Task objective |
Work through the material below and count the lines holding the word "this"; give that count and nothing more.

Input records |
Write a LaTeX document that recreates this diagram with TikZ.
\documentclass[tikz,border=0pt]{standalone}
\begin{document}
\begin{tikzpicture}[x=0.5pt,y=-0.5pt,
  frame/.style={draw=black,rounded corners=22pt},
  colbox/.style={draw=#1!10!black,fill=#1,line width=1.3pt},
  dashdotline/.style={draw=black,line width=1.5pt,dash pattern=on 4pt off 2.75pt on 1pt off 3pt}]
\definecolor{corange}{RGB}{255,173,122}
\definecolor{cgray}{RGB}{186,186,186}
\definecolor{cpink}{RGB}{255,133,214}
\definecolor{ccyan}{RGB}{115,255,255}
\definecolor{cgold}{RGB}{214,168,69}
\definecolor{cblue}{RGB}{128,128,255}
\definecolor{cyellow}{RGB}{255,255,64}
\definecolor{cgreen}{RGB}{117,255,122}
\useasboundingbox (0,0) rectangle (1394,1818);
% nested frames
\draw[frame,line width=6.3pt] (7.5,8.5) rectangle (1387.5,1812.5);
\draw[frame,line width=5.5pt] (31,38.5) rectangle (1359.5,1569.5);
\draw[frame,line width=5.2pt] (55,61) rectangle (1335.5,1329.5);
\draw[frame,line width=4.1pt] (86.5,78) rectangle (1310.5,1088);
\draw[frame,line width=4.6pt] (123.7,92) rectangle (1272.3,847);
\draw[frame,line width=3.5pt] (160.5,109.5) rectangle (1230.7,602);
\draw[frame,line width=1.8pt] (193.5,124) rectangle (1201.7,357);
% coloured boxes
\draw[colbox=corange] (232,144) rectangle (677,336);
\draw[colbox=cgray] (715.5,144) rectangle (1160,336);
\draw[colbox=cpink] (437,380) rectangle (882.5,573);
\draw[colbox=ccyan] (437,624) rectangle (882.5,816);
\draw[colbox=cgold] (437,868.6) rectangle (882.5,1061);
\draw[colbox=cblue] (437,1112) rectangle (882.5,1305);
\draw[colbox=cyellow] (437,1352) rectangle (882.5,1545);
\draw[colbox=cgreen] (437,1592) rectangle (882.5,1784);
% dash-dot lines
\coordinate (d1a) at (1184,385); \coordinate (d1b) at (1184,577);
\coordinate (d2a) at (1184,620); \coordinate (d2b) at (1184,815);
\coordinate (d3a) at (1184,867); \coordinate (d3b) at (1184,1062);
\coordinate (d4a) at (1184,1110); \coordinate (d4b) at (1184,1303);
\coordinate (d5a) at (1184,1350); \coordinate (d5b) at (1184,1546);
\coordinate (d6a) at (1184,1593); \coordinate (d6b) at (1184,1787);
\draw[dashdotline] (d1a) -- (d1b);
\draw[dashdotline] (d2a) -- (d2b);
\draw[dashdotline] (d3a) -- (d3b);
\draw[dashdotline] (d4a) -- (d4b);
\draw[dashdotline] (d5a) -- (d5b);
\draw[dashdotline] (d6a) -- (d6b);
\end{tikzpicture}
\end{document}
==
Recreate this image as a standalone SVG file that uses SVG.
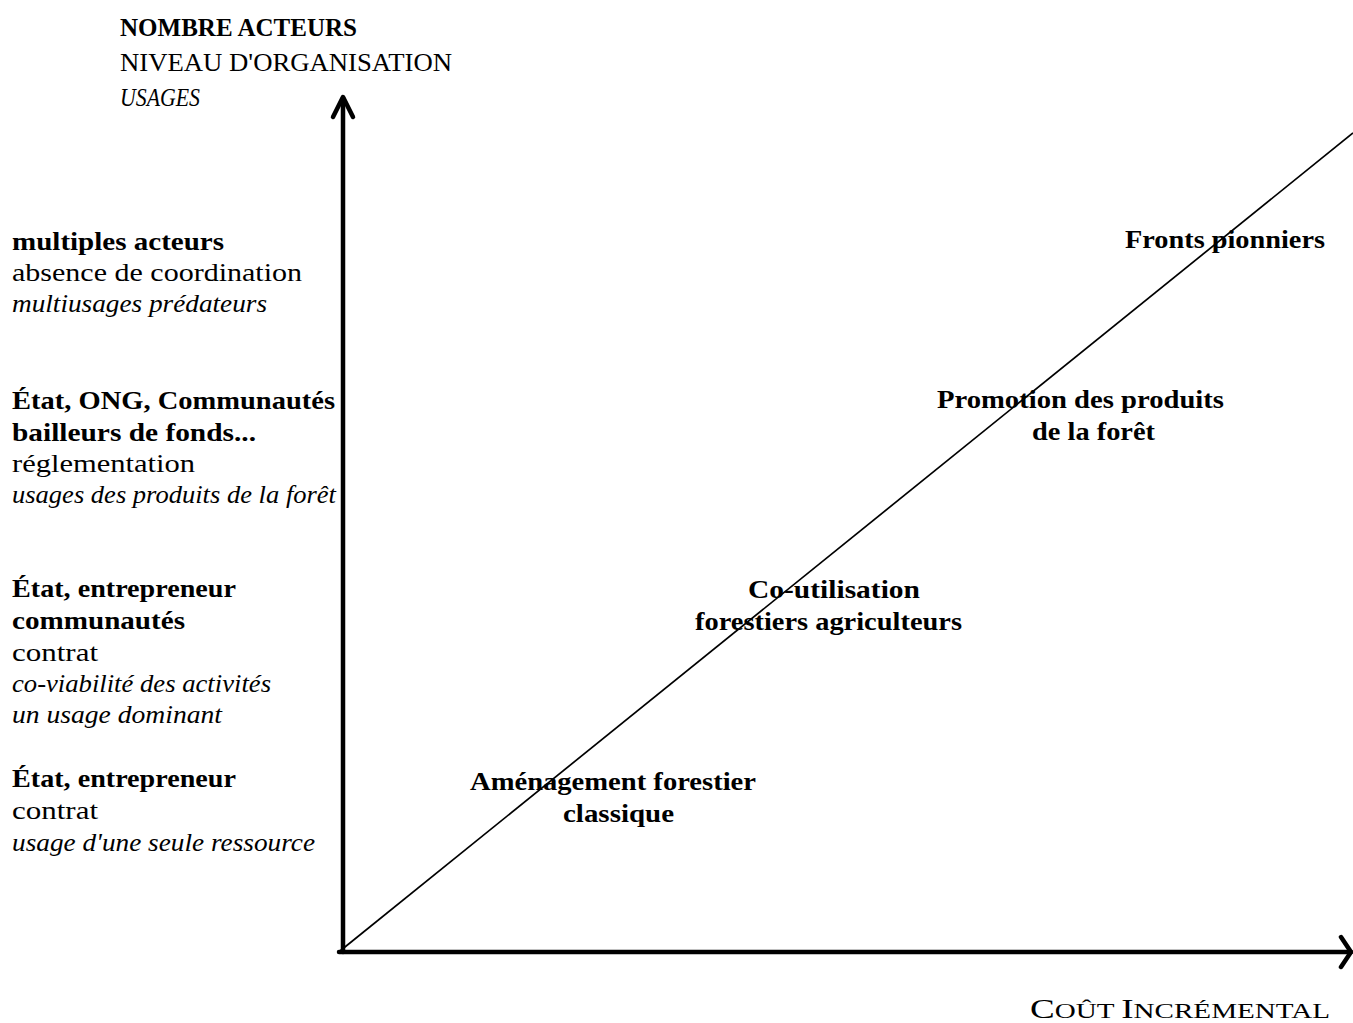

The output |
2